Siete años de luz - Alfa y Omega

Siete años de luz

Benedicto XVI cumple 85 años el día 16; el 19, 7 de su elección como sucesor de Pedro; y el 24, inicia su octavo año de pastor de la Iglesia universal. Acaba de volver de un viaje a México y Cuba: ni distancia, ni problemas, ni incomprensiones le han arredrado

Miguel Ángel Velasco

En México y en Cuba, ha hablado con claridad. Ya en su primera visita al continente americano, en 2007, recordó, desde el santuario de Aparecida: «Tanto el capitalismo como el marxismo prometieron estructuras justas que funcionarían por sí mismas. Se ha demostrado que esta promesa ideológica es falsa». El sistema marxista no sólo ha dejado una triste herencia de destrucción, sino también una dolorosa opresión de las almas; y vemos en Occidente que crece la distancia entre pobres y ricos, y una inquietante degradación de la dignidad personal a causa de la droga, del alcohol y de tantos otros sutiles espejismos de felicidad.

El trabajo político no le compete a la Iglesia. «Si la Iglesia comenzara a transformarse en sujeto político, no haría más por los pobres y la justicia, sino menos, porque perdería su independencia moral que la hace imparcial para enseñar los criterios y principios inderogables». No estaría mal que se enterasen, de una vez, los politizadores de profesión…

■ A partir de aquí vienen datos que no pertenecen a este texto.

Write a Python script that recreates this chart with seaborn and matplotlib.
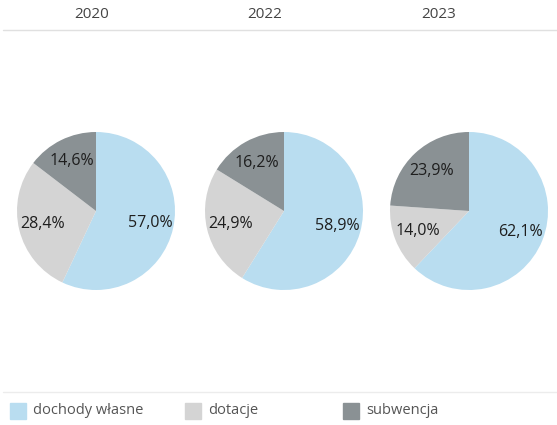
import matplotlib
matplotlib.use("Agg")
import matplotlib.pyplot as plt
import seaborn as sns
from matplotlib.patches import Rectangle
from matplotlib.lines import Line2D

years = ["2020", "2022", "2023"]
categories = ["dochody własne", "dotacje", "subwencja"]
dochody = [57.0, 58.9, 62.1]
dotacje = [28.4, 24.9, 14.0]
subwencja = [14.6, 16.2, 23.9]

colors = ["#b9ddf0", "#d4d4d4", "#8a9194"]

sns.set_theme(style="white")
plt.rcParams['font.family'] = ['Open Sans', 'DejaVu Sans']

fig = plt.figure(figsize=(5.57, 4.25), dpi=100)

W, H = 557, 425
pie_cx = [96, 284, 469]
header_x = [92, 265, 439]
pie_cy = 211
r = 79


def fmt(p):
    return f"{p:.1f}%".replace(".", ",")


for i, year in enumerate(years):
    ax = fig.add_axes([(pie_cx[i] - r) / W, 1 - (pie_cy + r) / H, 2 * r / W, 2 * r / H])
    vals = [dochody[i], dotacje[i], subwencja[i]]
    ax.pie(vals, colors=colors, startangle=90, counterclock=False,
           autopct=fmt, pctdistance=0.7,
           textprops=dict(fontsize=11.5, color="#1e1e1e"),
           wedgeprops=dict(linewidth=0))
    ax.set_xlim(-1, 1)
    ax.set_ylim(-1, 1)
    ax.set_aspect("equal")
    ax.axis("off")
    fig.text(header_x[i] / W, 1 - 15 / H, year, ha="center", va="center",
             fontsize=11, color="#444444")

# separator lines
fig.add_artist(Line2D([3 / W, 1], [1 - 30 / H, 1 - 30 / H], color="#e0e0e0", lw=1))
fig.add_artist(Line2D([3 / W, 1], [1 - 392 / H, 1 - 392 / H], color="#ececec", lw=1))

# legend
leg_sq = [10, 185, 343]
for i, cat in enumerate(categories):
    fig.add_artist(Rectangle((leg_sq[i] / W, 1 - 419 / H), 16 / W, 16 / H,
                             color=colors[i], transform=fig.transFigure))
    fig.text((leg_sq[i] + 23) / W, 1 - 411 / H, cat, ha="left", va="center",
             fontsize=10.5, color="#555555")

fig.savefig("out.png", dpi=100)
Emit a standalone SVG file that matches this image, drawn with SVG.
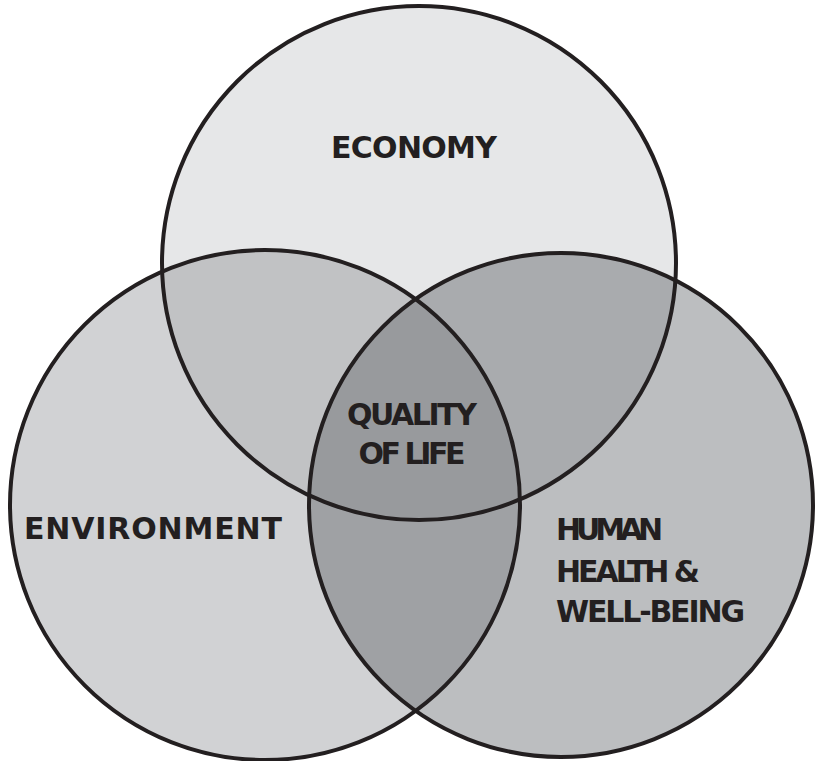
<svg xmlns="http://www.w3.org/2000/svg" width="815" height="761" viewBox="0 0 815 761">
<style>
.lbl{font-family:"DejaVu Sans","Liberation Sans",sans-serif;font-weight:bold;font-size:30px;fill:#231f20}
.ring{fill:none;stroke:#231f20;stroke-width:4}
</style>
<defs>
<clipPath id="cE"><circle cx="419" cy="263" r="257"/></clipPath>
<clipPath id="cV"><circle cx="265" cy="505" r="255"/></clipPath>
<clipPath id="cH"><circle cx="561" cy="505" r="252"/></clipPath>
</defs>
<rect width="815" height="761" fill="#ffffff"/>
<g id="fills">
<circle cx="419" cy="263" r="257" fill="#e6e7e8"/>
<circle cx="265" cy="505" r="255" fill="#d1d2d4"/>
<circle cx="561" cy="505" r="252" fill="#bcbec0"/>
<circle cx="265" cy="505" r="255" fill="#c1c2c4" clip-path="url(#cE)"/>
<circle cx="561" cy="505" r="252" fill="#a9abae" clip-path="url(#cE)"/>
<circle cx="561" cy="505" r="252" fill="#9fa1a4" clip-path="url(#cV)"/>
<g clip-path="url(#cE)"><circle cx="561" cy="505" r="252" fill="#989a9d" clip-path="url(#cV)"/></g>
</g>
<g id="economy">
<circle class="ring" cx="419" cy="263" r="257"/>
<text class="lbl" x="414" y="158" text-anchor="middle" textLength="166">ECONOMY</text>
</g>
<g id="environment">
<circle class="ring" cx="265" cy="505" r="255"/>
<text class="lbl" x="153" y="539" text-anchor="middle" textLength="258">ENVIRONMENT</text>
</g>
<g id="human-health">
<circle class="ring" cx="561" cy="505" r="252"/>
<text class="lbl" x="556" y="540" textLength="107">HUMAN</text>
<text class="lbl" x="556" y="582" textLength="144">HEALTH &amp;</text>
<text class="lbl" x="556" y="622" textLength="189">WELL-BEING</text>
</g>
<g id="quality-of-life">
<text class="lbl" x="412" y="425" text-anchor="middle" textLength="130">QUALITY</text>
<text class="lbl" x="412" y="464" text-anchor="middle" textLength="107">OF LIFE</text>
</g>
</svg>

Tremonti, exministro de Economía italiano, ha señalado que, entre Marx y Adam Smith, la salida de seguridad está en la Caritas in veritate, de Benedicto XVI: no son los medios, ni los instrumentos lo que hay que renovar, sino a los hombres. Y Naudet, presidente de la Asociación Francesa de Economistas Católicos, denuncia, en Le Figaro, el fuerte ataque al Papa del último número de la revista Concilium, para la cual lo esencial es el cambio de estructuras. Benedicto XVI no está de acuerdo: pone en primer plano la conversión de las personas. La triste visión materialista de Concilium es un análisis tan marxista como el de la teología de la liberación, ya tan desacreditada: aun con los modelos económicos más avanzados, si no hay hombres justos, no habrá una sociedad justa.

Periódicos como El Mundo han lanzado ya la sucesión de Benedicto XVI, mientras que el Papa, en Roma y en La Habana, en Guanajuato y en Madrid, insiste en que la fe es la plenitud de la razón y la plenitud de la libertad. Por eso ha proclamado el Año de la fe, contra el relativismo nihilista anestesiante y agostador. Reivindica el Concilio y corrige desviaciones e interpretaciones torticeras; y proclama el silencio —sobre todo interior— como consigna nada menos que para la Jornada de Medios de Comunicación Social. Ese silencio en el que «se oye lo que ni siquiera es pronunciado, como me decía, hace poco, una abadesa contemplativa.

Con tanta televisión, tanta tableta iPad y tantos cascos en la cabeza y tanto ruido, ¿es posible, en nuestra alocada y atontada civilización, escuchar no ya lo esencial, sino algo? El silencio, nos dice Benedicto XVI, es lo que da significado a las palabras. Se trata no ya de hablar de Jesucristo, sino de hablar con Él; no hacerlo es como tener a Messi en el banquillo, en vez de en el campo de juego.

Mientras progres y contestatarios recuentan las divisiones del Papa, y los lobos de dentro de casa andan ya a dentellada pura, el Papa se va al Cerro del Cubilete a recordar «una moral de la razón» a un mundo que vive «una cierta esquizofrenia entre la moral individual y la moral pública»; y, desde el avión a México y Cuba, recuerda que «la ideología marxista, tal como fue concebida, ya no responde a la realidad, porque no tiene respuestas para la construcción de una nueva sociedad». No ha ido a remediar situación política alguna, sino a confirmar en la fe, y en la esperanza, por y con amor, a sus hermanos.

En fin, basta mirarle de cerca para ver lo lejos que está de las miserias y escándalos con los que quieren acecharle los ignorantes; en lo que él está ocupado es en la nueva evangelización y en llenar de contenido un Año de la fe, y recordar a los sacerdotes que el sacerdocio no es un oficio. No son los intelectuales quienes deben medir a los sencillos, sino al revés; él está ocupado en decir a los fieles cuáles de sus hechos y opiniones están en consonancia con la fe católica y cuáles no. Es un sagrado derecho y una grave obligación suya hacerlo, en nombre de quien dijo de sí mismo: «Yo soy el camino, la verdad y la vida». Y lo hace. Y ¡con qué luminosa claridad! Para todos; incluso para los que sólo se acercan a él a través de las malevolencias de una tertulia o los rebuscados y sibilinos titulares de algún periódico.